Całkiem inna jest dziewięcioletnia Sonia Janiny Pasierbek. Ma swoje humorki, jak tylko zobaczy pudla trzeba ją szybko brać na ręce. Zaczyna szaleć, szczekać i do razu się rzucać - opowiada właścicielka. Toleruje za to wilczury i owczarki, no i jamniki też. Jest przyzwyczajona, bo od kilku lat paraduje w jamniczym marszu od Barbakanu aż po Rynek - dodaje Janina.
A paraduje w nie byle jakim towarzystwie. Jamniki, które przyjeżdżają raz w roku do królewskiego miasta na tradycyjny już marsz mają doskonałe rodowody i wyśmienite korzenie. Są wśród nich Słowacy i Chorwaci, podobno nawet Czesi. Ich panowie mają niebanalne pomysły. I tak ulicami maszerowały wczoraj jamniki dziewczynki w sukniach balowych, brokatowych, tiulowych, jamniki chłopcy w spodenkach, szortach i getrach. Były jamniki w kapeluszach, cylindrach, chustkach, kaszkietach. Był jamnik niczym Indianin, w kolorowym pióropuszu i jamnik kowboj. Jedna pani jamniczyca miała kolczyki i perły, inna loki. Patrzyły na siebie wrogo. Jeszcze groźniej patrzyły na inne gatunki czworonogów, które chciały się podszyć pod jamnika. Szczekały na labradory, wilczury i kudłate mieszańce.

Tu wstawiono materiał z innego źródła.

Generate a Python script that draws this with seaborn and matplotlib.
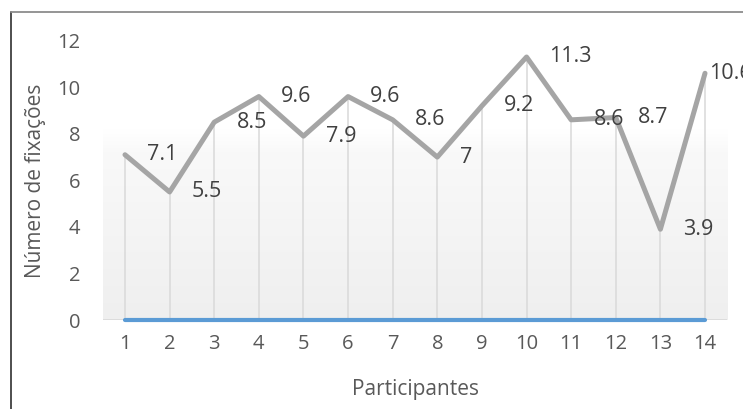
import numpy as np
import pandas as pd
import matplotlib
matplotlib.use("Agg")
import matplotlib.pyplot as plt
from matplotlib.lines import Line2D
from matplotlib.colors import LinearSegmentedColormap
import seaborn as sns

# Mean number of fixations per participant
participants = list(range(1, 15))
fixations = [7.1, 5.5, 8.5, 9.6, 7.9, 9.6, 8.6, 7.0, 9.2, 11.3, 8.6, 8.7, 3.9, 10.6]
baseline = [0] * 14
y_ticks = [0, 2, 4, 6, 8, 10, 12]

df = pd.DataFrame({"Participante": participants,
                   "Fixações": fixations,
                   "Base": baseline})

sns.set_theme(style="white")
plt.rcParams["font.family"] = ["Open Sans", "DejaVu Sans"]

fig = plt.figure(figsize=(7.43, 4.09), dpi=100)
ax = fig.add_axes([0.1382, 0.2176, 0.8407, 0.6829])

ax.set_xlim(0.5, 14.5)
ax.set_ylim(0, 12)

# soft vertical gradient behind the lower part of the plot area
fade = LinearSegmentedColormap.from_list(
    "fade", [(0.0, "#efefef"), (0.6, "#f9f9f9"), (0.68, "#ffffff"), (1.0, "#ffffff")])
grad = np.linspace(0, 1, 256).reshape(-1, 1)
ax.imshow(grad, cmap=fade, vmin=0, vmax=1, aspect="auto",
          extent=[0.5, 14.5, 0, 12], origin="lower", zorder=0)

# drop lines from each point to the axis
ax.vlines(df["Participante"], 0, df["Fixações"], color="#d9d9d9", lw=1.1, zorder=1)
ax.axhline(0, color="#d9d9d9", lw=1.2, zorder=1)

sns.lineplot(data=df, x="Participante", y="Fixações", ax=ax,
             color="#a5a5a5", lw=3.6, zorder=3)
sns.lineplot(data=df, x="Participante", y="Base", ax=ax,
             color="#5b9bd5", lw=3.0, zorder=4, clip_on=False)

# value labels to the right of each point
for i, (x, v) in enumerate(zip(participants, fixations)):
    last = i == len(participants) - 1
    ax.annotate(f"{v:g}", (x, v), xytext=(3 if last else 16, 0),
                textcoords="offset points", ha="left", va="center",
                fontsize=15.5, color="#404040", zorder=5,
                annotation_clip=False)

ax.set_xticks(participants)
ax.set_yticks(y_ticks)
ax.tick_params(axis="both", length=0, labelsize=14.5, labelcolor="#595959")
ax.tick_params(axis="y", pad=16)
ax.tick_params(axis="x", pad=10)

ax.set_xlabel("Participantes", fontsize=15, color="#595959", labelpad=18)
ax.set_ylabel("Número de fixações", fontsize=15, color="#595959", labelpad=8)

for s in ax.spines.values():
    s.set_visible(False)

# chart area border
fig.add_artist(Line2D([11 / 743, 11 / 743], [0, 1 - 12 / 409],
                      transform=fig.transFigure, color="#404040", lw=1.3))
fig.add_artist(Line2D([11 / 743, 1], [1 - 12 / 409, 1 - 12 / 409],
                      transform=fig.transFigure, color="#8c8c8c", lw=1.3))

fig.savefig("out.png", dpi=100)
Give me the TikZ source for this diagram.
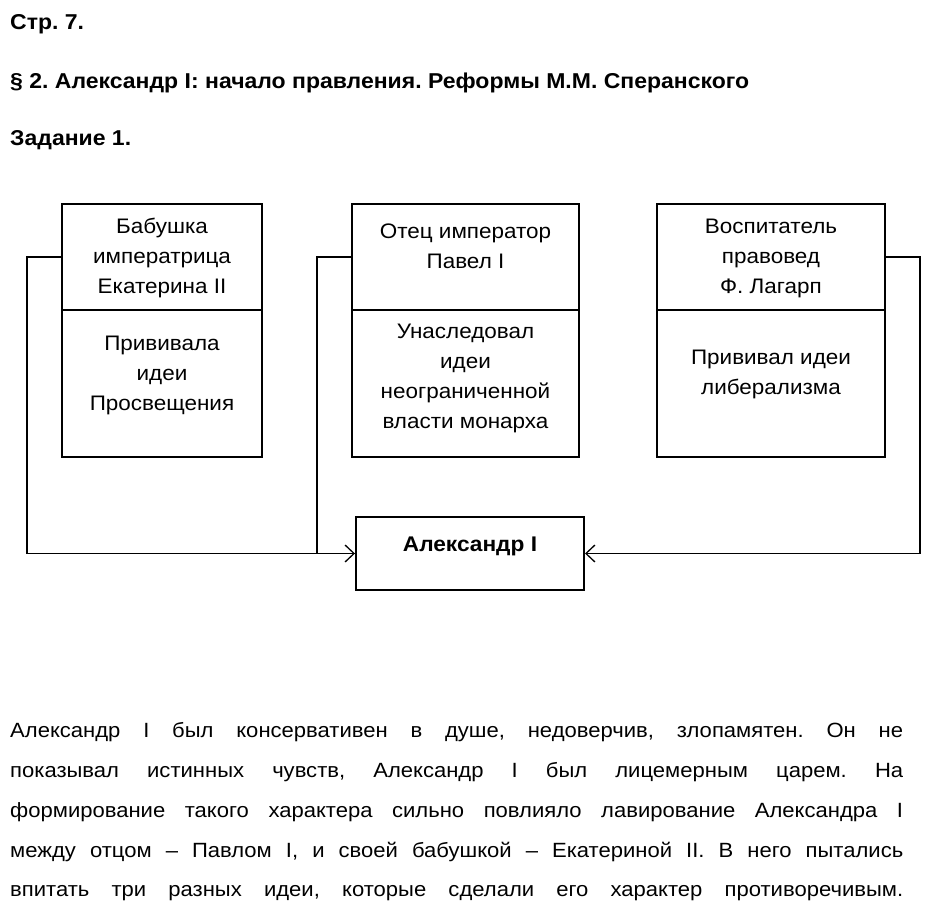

To tylko może wydarzyć się w Krakowie, najbardziej szalony marsz w najbardziej szalonym mieście - oceniała Barbara Sidorowicz, która przyszła pokazać paradę psów wnuczce. Kraków ma bzika na punkcie jamnika. A jamniki uwielbiają się pokazywać, prezentować i brać udział w tradycyjnym podnoszeniu do góry. Tylko Bobik nie lubi. Dostał histerii, spocił się i trzeba było go zabrać do domu. Może za rok się nam uda- śmiała się Ela, właścicielka psa.